JAKARTA–“Kini ada usaha kriminalisasi LGBTIQ lewat mekanisme Mahkamah Konstitusi. Saya berharap pemerintah Indonesia, termasuk Pak Menteri (Agama), mau melihat keadaan kami yang serba sulit, sering dipojokkan, dan mendukung pendidikan publik, agar mengerti dan mau menghentikan upaya diskriminasi terhadap kami.”
Demikian dikatakan Abhipraya Ardiansyah, peraih Suardi Tasrif Award dari Aliansi Jurnalis Independen AJI, beberapa waktu lalu (26/8/2016). Abhipraya Ardiansyah Muchtar dilahirkan sebagai perempuan, namun sejak awal merasa dirinya seorang pria. Dalam sambutannya, ia memaparkan bagaimana kaum LGBT di Indonesia yang selama ini tak mendapat perlindungan, kini makin terancam karena ada upaya sejumlah kalangan untuk mengkriminalisasi mereka.
Selain Abhipraya Ardiansyah, AJI juga memberi penghargaan kepada Kanza Vina, seorang transgender yang lahir sebagai lelaki dan merasa sebagai perempuan. Abhipraya Ardiansyah dan Kanza Vina mewakili Forum LGBTIQ Indonesia.
Penghargaan diberikan di tengah meningkatnya sentimen terhadap kelompok Lesbian, Gay, Biseksual dan Transgender LGBT di Indonesia, serta penolakan penyelesaian kasus 65.
Abhipraya mengatakan, penghargaan dari AJI memberikan harapan – sekaligus tantangan bagi jurnalis untuk menyajikan peliputan yang jernih terkait kelompok minoritas. “Penghargaan ini menghibur kami ketika minggu-minggu ini, kaum LGBTIQ, dibanjiri informasi, propaganda dan kecurigaan, lewat media sosial maupun media mainstream, yang berisi ketidaktahuan soal seksualitas dari individu-individu macam saya,” jelas dia.

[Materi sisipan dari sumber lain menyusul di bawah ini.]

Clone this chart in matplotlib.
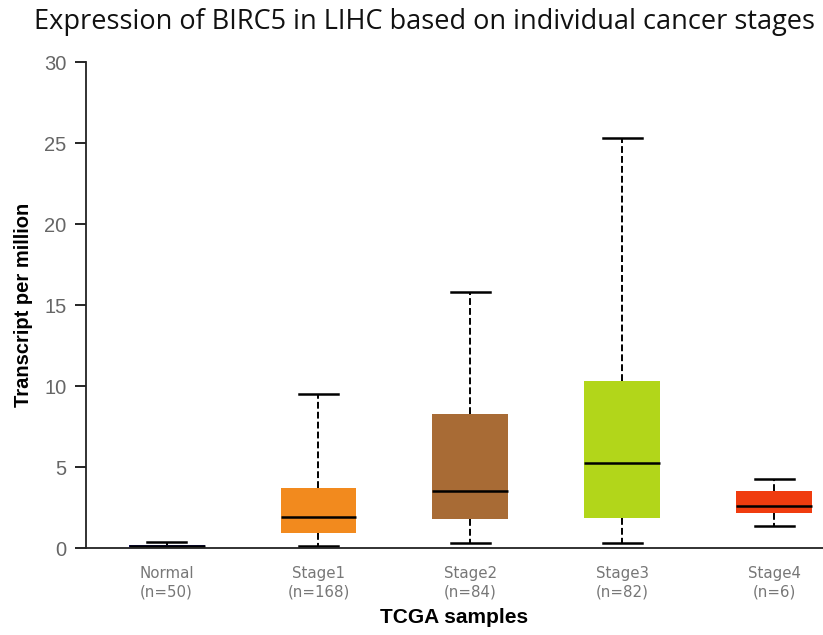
import matplotlib
matplotlib.use('Agg')
import matplotlib.pyplot as plt

# datos (TPM)
groups = ['Normal', 'Stage1', 'Stage2', 'Stage3', 'Stage4']
counts = [50, 168, 84, 82, 6]
whislo = [0.0, 0.1, 0.3, 0.3, 1.35]
q1 = [0.05, 0.95, 1.8, 1.85, 2.15]
med = [0.1, 1.9, 3.5, 5.25, 2.6]
q3 = [0.2, 3.7, 8.27, 10.3, 3.55]
whishi = [0.35, 9.5, 15.8, 25.3, 4.25]
colors = ['#1c1c8c', '#f28a1e', '#a86b35', '#b2d61a', '#f03c0f']

stats = []
for i, g in enumerate(groups):
    stats.append(dict(label=g, whislo=whislo[i], q1=q1[i], med=med[i],
                      q3=q3[i], whishi=whishi[i], fliers=[]))

fig = plt.figure(figsize=(8.23, 6.35), dpi=100)
ax = fig.add_axes([0.1045, 0.137, 0.8955, 0.765])

bp = ax.bxp(stats, positions=range(len(groups)), widths=0.5, patch_artist=True,
            showfliers=False,
            whiskerprops=dict(color='black', linestyle=(0, (3.5, 1.6)), linewidth=1.4),
            capprops=dict(color='black', linewidth=1.8),
            medianprops=dict(color='black', linewidth=1.8),
            boxprops=dict(linewidth=0))
for patch, c in zip(bp['boxes'], colors):
    patch.set_facecolor(c)
    patch.set_edgecolor(c)

for cap in bp['caps']:
    x = cap.get_xdata()
    m = (x[0] + x[1]) / 2
    cap.set_xdata([m - 0.13, m + 0.13])

ax.set_xlim(-0.53, 4.32)
ax.set_ylim(0, 30)
ax.set_yticks([0, 5, 10, 15, 20, 25, 30])
ax.set_xticks(range(len(groups)))
ax.set_xticklabels([f'{g}\n(n={n})' for g, n in zip(groups, counts)],
                   fontsize=10.8, color='#777777', linespacing=1.3)
ax.tick_params(axis='x', length=0, pad=13)
ax.tick_params(axis='y', length=8, width=1.2, labelsize=14.5, labelcolor='#666666', pad=6)
for lab in ax.get_yticklabels():
    lab.set_family('Liberation Sans')

for s in ['top', 'right']:
    ax.spines[s].set_visible(False)
ax.spines['left'].set_linewidth(1.3)
ax.spines['bottom'].set_linewidth(1.3)
ax.spines['left'].set_color('#222222')
ax.spines['bottom'].set_color('#222222')

ax.set_ylabel('Transcript per million', fontsize=14.5, fontweight='bold',
              family='Liberation Sans', labelpad=8)
ax.set_xlabel('TCGA samples', fontsize=15, fontweight='bold',
              family='Liberation Sans', labelpad=6)

fig.text(0.516, 0.966, 'Expression of BIRC5 in LIHC based on individual cancer stages',
         ha='center', va='center', fontsize=19.5, family='Open Sans', color='#111111')

fig.savefig('out.png', dpi=100)
plt.close(fig)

Pemberian penghargaan yang juga sekaligus memperingati ulang tahun ke-22 AJI ini dihadiri oleh Menteri Agama Lukman Saifuddin yang malam itu menyampaikan orasi kebudayaan sebagai puncak acara. Dalam orasinya, Menag mengatakan, Indonesia merupakan bangsa yang becirikan kemajemukan dan keberagaman, namun belakangan didera berbagai ancaman dari kalangan yang hendak memaksakan keseragaman.
Tasrif merupakan seorang wartawan dan pengacara, yang membantu pendirian Lembaga Bantuan Hukum Jakarta 1971. Juri penghargaan Suardi Tasrif yang terdiri dari Nezar Patria (Dewan Pers), Ignatius Haryanto (Lembaga Studi Pers dan Pembangunan /LSPP dan Luviana (penerima Tasrif Award 2013), mengatakan yang diperjuangkan kelompok dan komunitas ini merupakan reaksi karena negara diam dan tidak dapat memberikan perlindungan terhadap warganya.
AJI juga memberikan penghargaan kepada Kusnendar, salah satu korban peristiwa 65. Tahun lalu IPT menggelar people tribunal di Den Haag Belanda dengan menghadirkan para saksi dan korban peristiwa 65. Hasil keputusan final sidang Pengadilan Rakyat Internasional (IPT) di Den Haag menyatakan Indonesia bertanggung jawab atas 10 tindakan kejahatan HAM berat yang terjadi pada 1965-1966.